(Problem requirements)
Reproduce the opening lines of the records exactly, up to and including the line in which "from matplotlib import font_manager" occurs.
+++ Information provided
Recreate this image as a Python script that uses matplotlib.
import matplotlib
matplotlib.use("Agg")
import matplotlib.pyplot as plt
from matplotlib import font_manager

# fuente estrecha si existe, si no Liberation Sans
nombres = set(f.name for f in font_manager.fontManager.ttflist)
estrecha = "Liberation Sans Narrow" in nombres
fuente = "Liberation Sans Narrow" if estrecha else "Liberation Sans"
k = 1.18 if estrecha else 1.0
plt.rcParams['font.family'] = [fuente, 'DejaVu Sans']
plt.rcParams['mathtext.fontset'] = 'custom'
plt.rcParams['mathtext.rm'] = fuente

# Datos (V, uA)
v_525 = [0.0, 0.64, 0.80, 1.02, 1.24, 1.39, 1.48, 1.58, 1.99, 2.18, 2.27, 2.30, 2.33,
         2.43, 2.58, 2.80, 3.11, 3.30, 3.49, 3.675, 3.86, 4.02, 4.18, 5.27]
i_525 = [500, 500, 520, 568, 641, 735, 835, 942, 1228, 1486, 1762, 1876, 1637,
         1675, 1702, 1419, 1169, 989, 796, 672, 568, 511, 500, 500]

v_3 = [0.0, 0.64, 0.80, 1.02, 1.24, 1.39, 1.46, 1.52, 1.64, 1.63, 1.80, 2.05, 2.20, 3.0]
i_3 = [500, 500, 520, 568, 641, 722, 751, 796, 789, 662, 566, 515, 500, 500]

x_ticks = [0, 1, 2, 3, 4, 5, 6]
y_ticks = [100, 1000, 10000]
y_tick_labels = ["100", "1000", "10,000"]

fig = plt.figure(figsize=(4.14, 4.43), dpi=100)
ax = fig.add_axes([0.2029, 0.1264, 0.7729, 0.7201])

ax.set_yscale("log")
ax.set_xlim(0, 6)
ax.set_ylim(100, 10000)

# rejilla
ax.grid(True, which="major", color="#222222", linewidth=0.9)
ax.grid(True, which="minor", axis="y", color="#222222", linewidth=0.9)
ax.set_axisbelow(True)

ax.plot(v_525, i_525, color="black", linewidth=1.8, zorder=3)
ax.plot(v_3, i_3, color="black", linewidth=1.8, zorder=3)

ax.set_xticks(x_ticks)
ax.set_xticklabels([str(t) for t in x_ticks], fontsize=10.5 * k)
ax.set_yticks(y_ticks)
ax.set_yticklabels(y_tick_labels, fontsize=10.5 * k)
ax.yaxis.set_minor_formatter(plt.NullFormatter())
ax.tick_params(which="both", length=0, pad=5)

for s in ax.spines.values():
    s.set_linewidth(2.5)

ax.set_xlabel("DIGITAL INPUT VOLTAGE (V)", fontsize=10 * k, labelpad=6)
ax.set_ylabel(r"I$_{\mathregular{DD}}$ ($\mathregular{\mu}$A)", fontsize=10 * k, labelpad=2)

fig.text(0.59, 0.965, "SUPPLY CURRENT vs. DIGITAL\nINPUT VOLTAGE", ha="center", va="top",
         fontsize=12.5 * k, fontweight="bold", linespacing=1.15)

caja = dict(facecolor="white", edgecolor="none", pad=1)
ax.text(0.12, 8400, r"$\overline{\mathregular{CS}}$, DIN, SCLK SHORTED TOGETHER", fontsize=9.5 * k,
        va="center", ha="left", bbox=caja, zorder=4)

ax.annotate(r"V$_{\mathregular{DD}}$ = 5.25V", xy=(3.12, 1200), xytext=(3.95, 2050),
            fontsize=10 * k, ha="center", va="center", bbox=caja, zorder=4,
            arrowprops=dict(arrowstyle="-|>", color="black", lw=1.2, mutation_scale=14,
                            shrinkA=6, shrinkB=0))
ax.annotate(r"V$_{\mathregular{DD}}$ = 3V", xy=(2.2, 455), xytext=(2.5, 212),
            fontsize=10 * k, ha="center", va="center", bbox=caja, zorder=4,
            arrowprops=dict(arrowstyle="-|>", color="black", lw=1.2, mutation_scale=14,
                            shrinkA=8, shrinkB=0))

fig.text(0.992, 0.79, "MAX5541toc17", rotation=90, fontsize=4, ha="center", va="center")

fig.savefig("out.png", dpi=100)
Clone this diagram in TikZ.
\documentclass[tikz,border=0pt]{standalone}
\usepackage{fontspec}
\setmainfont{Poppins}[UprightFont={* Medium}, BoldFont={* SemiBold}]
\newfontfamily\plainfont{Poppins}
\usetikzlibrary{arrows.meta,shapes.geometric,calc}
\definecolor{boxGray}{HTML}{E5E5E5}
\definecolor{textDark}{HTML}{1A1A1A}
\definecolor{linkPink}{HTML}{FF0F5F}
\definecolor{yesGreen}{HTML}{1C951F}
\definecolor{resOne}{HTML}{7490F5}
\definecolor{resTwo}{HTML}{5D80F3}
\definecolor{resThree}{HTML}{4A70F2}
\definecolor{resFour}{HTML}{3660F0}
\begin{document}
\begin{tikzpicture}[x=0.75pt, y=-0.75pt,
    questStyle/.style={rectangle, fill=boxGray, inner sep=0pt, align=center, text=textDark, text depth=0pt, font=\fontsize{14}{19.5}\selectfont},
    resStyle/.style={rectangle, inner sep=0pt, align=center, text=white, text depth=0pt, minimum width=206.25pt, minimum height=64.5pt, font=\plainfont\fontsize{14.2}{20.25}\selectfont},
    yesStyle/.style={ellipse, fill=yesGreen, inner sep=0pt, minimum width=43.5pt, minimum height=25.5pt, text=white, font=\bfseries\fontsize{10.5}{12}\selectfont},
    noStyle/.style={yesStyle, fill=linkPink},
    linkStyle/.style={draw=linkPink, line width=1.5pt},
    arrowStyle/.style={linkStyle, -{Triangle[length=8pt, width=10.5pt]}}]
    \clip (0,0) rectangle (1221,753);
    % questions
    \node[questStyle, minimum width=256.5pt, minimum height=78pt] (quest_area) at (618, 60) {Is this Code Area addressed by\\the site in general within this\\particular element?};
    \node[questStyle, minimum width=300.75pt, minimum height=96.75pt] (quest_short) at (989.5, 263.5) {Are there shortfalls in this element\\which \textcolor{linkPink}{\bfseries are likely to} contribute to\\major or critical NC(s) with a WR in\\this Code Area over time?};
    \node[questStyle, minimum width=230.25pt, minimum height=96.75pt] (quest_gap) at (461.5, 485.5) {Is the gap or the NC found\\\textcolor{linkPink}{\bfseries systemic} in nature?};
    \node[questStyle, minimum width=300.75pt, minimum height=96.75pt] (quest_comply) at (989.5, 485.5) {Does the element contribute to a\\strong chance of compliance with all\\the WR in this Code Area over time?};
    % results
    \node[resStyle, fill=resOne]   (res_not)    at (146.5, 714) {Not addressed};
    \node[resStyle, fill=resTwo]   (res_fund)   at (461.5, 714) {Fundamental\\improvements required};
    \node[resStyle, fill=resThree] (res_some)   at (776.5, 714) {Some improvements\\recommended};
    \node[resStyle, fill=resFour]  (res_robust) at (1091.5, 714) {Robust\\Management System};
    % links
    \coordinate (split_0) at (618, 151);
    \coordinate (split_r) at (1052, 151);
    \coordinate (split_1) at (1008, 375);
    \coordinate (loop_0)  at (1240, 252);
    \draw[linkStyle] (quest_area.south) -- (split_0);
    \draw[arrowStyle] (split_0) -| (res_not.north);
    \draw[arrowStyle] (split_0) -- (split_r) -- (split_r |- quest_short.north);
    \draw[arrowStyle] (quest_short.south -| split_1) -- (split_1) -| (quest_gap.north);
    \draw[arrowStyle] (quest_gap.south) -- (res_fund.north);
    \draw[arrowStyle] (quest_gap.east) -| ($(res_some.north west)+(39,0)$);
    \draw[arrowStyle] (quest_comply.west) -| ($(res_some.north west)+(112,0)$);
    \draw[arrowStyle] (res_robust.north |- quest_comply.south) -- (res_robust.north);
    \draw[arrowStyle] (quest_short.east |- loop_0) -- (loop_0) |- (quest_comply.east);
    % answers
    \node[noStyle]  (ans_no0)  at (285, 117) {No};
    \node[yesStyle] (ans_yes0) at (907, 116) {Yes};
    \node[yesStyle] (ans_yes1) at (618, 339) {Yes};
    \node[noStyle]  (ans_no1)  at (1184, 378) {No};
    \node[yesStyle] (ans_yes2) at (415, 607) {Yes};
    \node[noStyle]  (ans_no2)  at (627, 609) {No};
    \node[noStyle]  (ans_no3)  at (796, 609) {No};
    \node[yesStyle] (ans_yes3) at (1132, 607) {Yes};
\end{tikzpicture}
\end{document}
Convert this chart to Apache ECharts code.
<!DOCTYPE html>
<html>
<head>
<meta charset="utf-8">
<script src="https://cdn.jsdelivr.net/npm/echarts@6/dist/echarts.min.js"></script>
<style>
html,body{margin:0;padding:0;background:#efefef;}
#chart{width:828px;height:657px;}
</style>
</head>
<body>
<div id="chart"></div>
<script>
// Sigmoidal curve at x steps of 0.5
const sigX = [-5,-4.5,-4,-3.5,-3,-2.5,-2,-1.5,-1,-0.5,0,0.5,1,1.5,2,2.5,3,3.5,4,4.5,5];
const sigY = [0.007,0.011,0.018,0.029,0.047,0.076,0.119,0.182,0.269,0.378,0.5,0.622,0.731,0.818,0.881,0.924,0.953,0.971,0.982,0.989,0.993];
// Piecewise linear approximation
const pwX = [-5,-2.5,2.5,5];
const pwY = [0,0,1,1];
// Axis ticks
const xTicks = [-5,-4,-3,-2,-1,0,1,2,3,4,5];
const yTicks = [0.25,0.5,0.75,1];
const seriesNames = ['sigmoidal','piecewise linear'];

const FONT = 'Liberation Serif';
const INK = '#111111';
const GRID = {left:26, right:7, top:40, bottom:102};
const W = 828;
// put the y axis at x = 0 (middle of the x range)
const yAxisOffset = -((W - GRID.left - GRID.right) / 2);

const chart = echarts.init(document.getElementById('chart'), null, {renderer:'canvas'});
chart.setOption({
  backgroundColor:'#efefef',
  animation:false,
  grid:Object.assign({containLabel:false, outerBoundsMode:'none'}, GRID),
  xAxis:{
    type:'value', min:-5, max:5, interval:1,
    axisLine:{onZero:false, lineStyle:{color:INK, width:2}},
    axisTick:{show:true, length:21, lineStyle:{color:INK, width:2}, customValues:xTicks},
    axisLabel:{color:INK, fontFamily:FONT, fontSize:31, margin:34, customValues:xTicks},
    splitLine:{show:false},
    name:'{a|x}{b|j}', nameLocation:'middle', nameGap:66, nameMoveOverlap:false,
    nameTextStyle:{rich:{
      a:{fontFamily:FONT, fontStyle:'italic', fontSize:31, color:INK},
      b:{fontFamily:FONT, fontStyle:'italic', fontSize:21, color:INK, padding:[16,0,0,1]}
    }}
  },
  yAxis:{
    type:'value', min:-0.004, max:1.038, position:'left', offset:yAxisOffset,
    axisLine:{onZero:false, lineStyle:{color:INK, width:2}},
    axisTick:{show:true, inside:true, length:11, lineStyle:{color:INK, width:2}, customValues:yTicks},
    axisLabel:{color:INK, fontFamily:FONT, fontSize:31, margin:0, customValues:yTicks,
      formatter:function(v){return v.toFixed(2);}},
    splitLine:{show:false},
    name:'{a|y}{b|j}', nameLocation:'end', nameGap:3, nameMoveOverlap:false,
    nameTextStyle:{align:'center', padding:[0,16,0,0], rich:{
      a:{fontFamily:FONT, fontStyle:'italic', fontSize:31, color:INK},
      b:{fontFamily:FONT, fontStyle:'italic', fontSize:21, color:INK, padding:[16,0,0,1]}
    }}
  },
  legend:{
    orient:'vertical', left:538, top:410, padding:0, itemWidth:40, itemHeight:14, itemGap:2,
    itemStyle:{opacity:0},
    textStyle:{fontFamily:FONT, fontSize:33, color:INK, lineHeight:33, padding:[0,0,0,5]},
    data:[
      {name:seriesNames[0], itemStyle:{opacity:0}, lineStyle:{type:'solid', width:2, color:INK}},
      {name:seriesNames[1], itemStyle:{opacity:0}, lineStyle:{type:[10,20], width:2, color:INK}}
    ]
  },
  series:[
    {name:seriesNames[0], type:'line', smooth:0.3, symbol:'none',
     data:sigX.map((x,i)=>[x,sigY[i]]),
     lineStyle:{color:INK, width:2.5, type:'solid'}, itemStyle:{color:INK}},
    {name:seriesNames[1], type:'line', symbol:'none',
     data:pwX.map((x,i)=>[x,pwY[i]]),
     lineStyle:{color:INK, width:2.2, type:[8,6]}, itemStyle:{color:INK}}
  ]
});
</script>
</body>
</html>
++++++
(Reply)
Recreate this image as a Python script that uses matplotlib.
import matplotlib
matplotlib.use("Agg")
import matplotlib.pyplot as plt
from matplotlib import font_manager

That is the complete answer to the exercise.